Na wykresie koszykowego BOSSA USD mamy wyraźne zawrócenie w dół i zejście poniżej strefy 67,95-68,00 pkt., która wczoraj rano wyglądała już na wyraźnie pokonaną. W efekcie nie można wykluczyć, że w przyszłym tygodniu będziemy testować rejon wsparć 67,40-67,60 pkt. i tym samym „ubijanie dna” przez dolara potrwa o wiele dłużej, niż można by było tego oczekiwać.

Ciekawa sytuacja techniczna ma miejsce na EUR/USD. Po tym jak wczoraj rynek gwałtownie zawrócił z okolic 1,3647 na dziennym wykresie powstała wyraźna świeca doji, która może sugerować odwrócenie trendu.

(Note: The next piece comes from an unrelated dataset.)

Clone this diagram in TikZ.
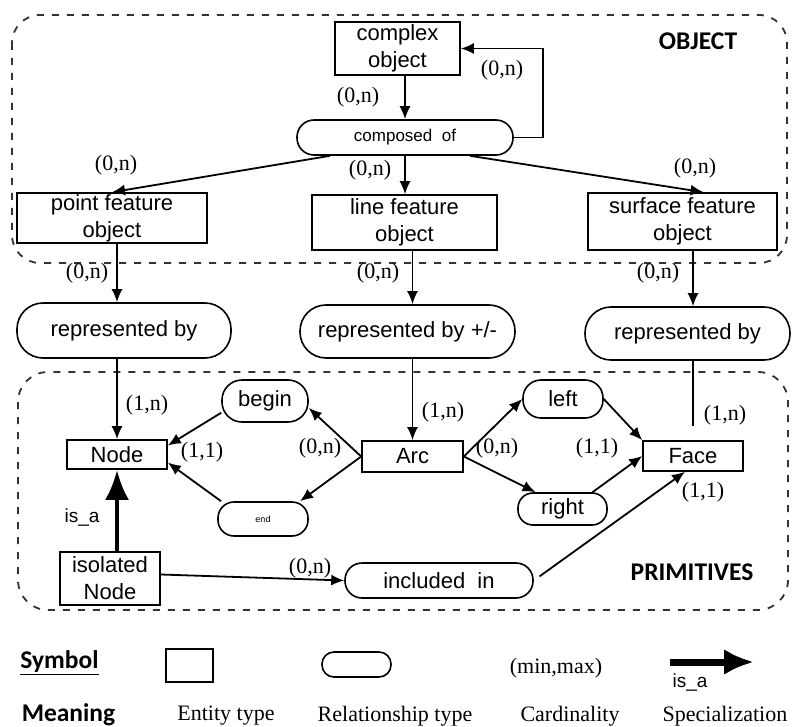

Teoretycznie nie jest to do końca wykluczone – rynek w ostatnich dniach uwzględnił już wszystkie możliwe scenariusze odnośnie czerwcowego posunięcia Europejskiego Banku Centralnego, łącznie z obniżką stopy depozytowej do -0,25 proc. Teraz pozostaje czekać na dane nt. majowej inflacji HICP, oraz faktyczną decyzję ECB, którą poznamy 5 czerwca. Mario Draghi dawał przecież do zrozumienia, że kluczowe będą najnowsze projekcje makroekonomiczne, które Bank pozna w czerwcu. Jednocześnie warto się zastanowić na ile ECB będzie rzeczywiście skłonny rzucić od razu na rynek cały swój „arsenał” możliwości, a na ile proces ten będzie rozłożony w czasie.

Mocne wsparcie na EUR/USD to teraz okolice 1,3690, gdzie przebiega m.in. naruszona wczoraj linia trendu wzrostowego oparta o minima z listopada ub.r. i stycznia b.r. Jej ponowne złamanie byłoby już sygnałem, że w/w scenariusz odbicia jest jednak nieaktualny. W przeciwnym razie możemy spodziewać się ruchu w stronę 1,3730 i dalej 1,3744 (minimum z ubiegłego piątku), oraz okolice 1,3770-75 i wreszcie ważny rejon 1,3800-1,3810. Teoretycznie odbicie może doprowadzić notowania w przyszłym tygodniu nawet do 1,3825-1,3830 (to okolice październikowych szczytów). Dopiero później można by mówić o powrocie do zniżek w perspektywie czerwcowego posiedzenia ECB.